▶ **EXERCISE**
Do not copy the pictures. Write out the lines from the start of the entries through the line containing "minimum width=296, minimum".

▶ **EXTRACTED DATA**
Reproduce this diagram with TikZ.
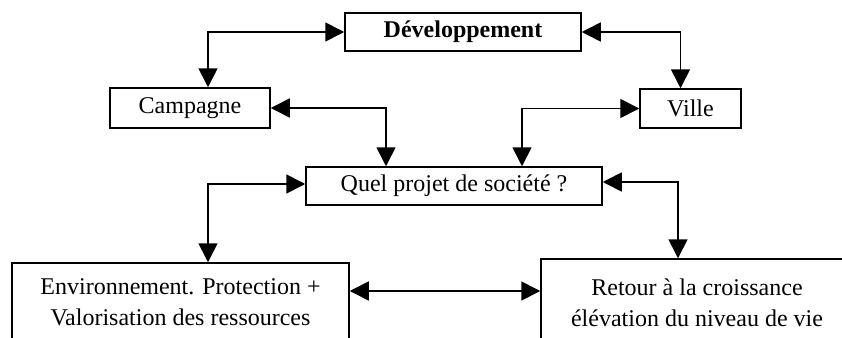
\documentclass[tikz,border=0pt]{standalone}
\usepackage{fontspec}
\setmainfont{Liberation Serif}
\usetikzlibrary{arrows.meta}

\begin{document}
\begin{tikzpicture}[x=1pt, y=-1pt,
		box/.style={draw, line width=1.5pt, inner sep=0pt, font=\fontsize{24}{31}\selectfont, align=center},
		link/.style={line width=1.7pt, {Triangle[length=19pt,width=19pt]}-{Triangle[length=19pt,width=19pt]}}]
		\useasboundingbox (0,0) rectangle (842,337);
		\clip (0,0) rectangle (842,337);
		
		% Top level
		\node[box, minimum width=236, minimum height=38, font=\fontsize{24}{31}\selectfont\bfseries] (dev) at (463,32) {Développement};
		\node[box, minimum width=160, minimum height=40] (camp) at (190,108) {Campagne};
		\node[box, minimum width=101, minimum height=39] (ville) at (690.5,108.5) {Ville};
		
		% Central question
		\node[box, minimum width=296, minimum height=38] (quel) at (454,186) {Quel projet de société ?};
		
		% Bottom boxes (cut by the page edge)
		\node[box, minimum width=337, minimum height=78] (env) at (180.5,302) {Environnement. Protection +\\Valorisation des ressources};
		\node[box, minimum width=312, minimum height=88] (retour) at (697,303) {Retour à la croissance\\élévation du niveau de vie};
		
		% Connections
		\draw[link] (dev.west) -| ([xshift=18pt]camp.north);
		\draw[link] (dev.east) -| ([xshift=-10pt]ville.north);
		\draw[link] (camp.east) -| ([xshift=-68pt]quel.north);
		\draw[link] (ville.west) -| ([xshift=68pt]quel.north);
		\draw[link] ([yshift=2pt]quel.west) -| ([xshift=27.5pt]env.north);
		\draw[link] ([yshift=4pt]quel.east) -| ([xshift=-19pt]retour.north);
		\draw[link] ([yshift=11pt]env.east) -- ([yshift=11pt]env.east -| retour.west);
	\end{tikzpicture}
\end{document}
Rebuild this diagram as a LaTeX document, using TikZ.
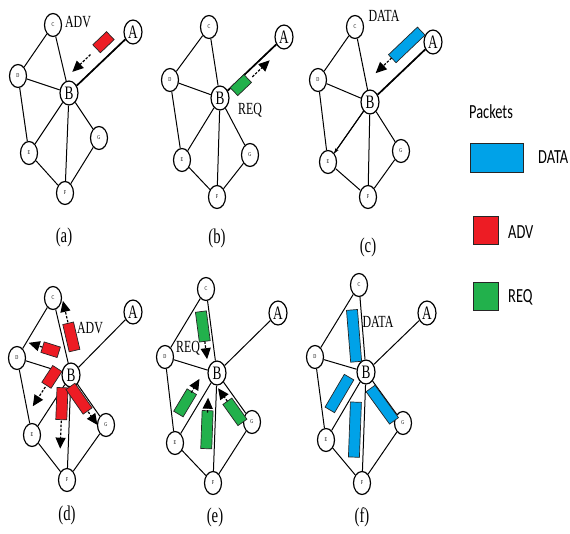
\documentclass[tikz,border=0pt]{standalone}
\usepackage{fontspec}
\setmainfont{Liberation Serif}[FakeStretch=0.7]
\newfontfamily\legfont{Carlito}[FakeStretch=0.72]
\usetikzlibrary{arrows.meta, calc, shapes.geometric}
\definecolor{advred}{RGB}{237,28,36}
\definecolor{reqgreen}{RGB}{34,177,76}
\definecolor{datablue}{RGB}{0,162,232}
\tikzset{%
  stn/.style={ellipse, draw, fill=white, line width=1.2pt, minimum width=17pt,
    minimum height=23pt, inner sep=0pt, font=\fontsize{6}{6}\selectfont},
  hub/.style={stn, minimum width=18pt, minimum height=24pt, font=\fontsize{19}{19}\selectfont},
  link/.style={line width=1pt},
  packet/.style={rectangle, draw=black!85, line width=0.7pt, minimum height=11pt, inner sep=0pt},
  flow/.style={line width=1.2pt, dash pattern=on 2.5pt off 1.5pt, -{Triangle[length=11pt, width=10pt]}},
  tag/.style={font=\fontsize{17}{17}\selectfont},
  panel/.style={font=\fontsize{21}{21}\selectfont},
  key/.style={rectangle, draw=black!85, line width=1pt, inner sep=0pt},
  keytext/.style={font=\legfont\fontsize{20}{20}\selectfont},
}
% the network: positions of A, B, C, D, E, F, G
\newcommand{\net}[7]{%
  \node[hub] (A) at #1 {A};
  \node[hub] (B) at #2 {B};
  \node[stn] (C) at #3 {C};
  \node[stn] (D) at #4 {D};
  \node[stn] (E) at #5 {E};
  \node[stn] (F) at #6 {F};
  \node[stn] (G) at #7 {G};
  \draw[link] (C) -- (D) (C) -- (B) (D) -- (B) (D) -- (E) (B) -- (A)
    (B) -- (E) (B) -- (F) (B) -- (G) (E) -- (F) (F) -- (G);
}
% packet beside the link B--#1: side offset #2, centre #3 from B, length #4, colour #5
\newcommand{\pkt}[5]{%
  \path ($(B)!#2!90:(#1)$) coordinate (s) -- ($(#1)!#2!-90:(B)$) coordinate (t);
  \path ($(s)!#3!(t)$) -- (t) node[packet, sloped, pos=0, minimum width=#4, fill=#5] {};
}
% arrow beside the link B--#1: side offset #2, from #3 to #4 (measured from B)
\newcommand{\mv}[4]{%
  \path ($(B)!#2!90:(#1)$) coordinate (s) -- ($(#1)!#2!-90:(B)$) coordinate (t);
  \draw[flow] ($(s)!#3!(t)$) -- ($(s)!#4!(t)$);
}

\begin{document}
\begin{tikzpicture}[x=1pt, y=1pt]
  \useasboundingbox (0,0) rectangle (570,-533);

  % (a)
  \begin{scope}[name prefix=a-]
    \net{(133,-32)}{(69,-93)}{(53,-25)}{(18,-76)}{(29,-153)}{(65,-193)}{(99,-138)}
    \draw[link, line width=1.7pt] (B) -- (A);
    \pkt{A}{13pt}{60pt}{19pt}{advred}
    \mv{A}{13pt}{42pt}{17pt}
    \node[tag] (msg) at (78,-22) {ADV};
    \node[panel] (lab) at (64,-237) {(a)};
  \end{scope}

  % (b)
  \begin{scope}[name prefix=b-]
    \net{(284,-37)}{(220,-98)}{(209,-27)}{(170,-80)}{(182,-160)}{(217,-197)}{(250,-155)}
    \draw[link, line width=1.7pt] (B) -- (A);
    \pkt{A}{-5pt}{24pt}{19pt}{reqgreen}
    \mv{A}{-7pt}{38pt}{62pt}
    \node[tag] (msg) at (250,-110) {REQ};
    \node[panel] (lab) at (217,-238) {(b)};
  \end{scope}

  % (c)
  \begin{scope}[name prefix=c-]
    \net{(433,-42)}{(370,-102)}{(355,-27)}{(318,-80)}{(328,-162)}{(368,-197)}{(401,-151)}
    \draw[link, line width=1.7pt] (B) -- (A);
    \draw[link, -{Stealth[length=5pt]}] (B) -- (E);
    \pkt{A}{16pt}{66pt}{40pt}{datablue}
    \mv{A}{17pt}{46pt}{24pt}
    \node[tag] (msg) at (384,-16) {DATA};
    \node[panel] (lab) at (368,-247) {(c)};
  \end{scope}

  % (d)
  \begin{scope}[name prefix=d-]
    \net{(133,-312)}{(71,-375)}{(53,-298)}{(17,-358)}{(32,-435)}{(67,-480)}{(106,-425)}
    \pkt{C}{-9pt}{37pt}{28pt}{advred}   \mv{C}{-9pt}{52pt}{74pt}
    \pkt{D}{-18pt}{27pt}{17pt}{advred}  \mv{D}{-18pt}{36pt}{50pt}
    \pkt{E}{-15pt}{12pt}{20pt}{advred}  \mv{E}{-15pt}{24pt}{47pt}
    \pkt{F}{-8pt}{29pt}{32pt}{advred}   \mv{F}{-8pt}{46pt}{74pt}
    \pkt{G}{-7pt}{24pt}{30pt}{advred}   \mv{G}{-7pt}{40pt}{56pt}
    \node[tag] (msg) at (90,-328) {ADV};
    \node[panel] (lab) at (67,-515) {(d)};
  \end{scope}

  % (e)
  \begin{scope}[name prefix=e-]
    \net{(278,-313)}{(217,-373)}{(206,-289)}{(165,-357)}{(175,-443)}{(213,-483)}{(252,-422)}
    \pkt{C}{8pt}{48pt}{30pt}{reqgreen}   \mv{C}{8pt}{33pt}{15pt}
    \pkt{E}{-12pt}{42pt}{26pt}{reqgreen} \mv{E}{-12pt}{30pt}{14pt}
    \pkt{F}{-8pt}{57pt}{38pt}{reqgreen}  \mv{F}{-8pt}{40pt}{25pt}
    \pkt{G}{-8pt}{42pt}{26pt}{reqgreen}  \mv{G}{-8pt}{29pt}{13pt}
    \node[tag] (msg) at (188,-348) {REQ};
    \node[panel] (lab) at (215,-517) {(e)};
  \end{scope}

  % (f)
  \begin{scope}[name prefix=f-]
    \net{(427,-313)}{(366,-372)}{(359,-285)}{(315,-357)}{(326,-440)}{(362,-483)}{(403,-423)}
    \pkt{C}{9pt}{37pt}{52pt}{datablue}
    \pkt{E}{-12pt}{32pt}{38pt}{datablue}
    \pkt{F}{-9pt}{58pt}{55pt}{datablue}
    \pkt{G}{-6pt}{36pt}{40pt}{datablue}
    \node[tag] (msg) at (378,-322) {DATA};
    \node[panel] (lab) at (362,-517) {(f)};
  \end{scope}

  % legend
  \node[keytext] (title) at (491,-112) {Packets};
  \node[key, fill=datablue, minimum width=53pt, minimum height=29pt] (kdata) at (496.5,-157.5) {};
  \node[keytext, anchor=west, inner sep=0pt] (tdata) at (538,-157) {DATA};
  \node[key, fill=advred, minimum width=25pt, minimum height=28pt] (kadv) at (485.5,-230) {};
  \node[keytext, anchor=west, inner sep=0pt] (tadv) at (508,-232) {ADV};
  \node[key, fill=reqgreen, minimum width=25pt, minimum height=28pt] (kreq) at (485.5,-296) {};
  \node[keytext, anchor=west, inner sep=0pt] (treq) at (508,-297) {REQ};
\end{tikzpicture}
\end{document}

▶ **TASK ANSWER**
Reproduce this diagram with TikZ.
\documentclass[tikz,border=0pt]{standalone}
\usepackage{fontspec}
\setmainfont{Liberation Serif}
\usetikzlibrary{arrows.meta}

\begin{document}
\begin{tikzpicture}[x=1pt, y=-1pt,
		box/.style={draw, line width=1.5pt, inner sep=0pt, font=\fontsize{24}{31}\selectfont, align=center},
		link/.style={line width=1.7pt, {Triangle[length=19pt,width=19pt]}-{Triangle[length=19pt,width=19pt]}}]
		\useasboundingbox (0,0) rectangle (842,337);
		\clip (0,0) rectangle (842,337);
		
		% Top level
		\node[box, minimum width=236, minimum height=38, font=\fontsize{24}{31}\selectfont\bfseries] (dev) at (463,32) {Développement};
		\node[box, minimum width=160, minimum height=40] (camp) at (190,108) {Campagne};
		\node[box, minimum width=101, minimum height=39] (ville) at (690.5,108.5) {Ville};
		
		% Central question
		\node[box, minimum width=296, minimum height=38] (quel) at (454,186) {Quel projet de société ?};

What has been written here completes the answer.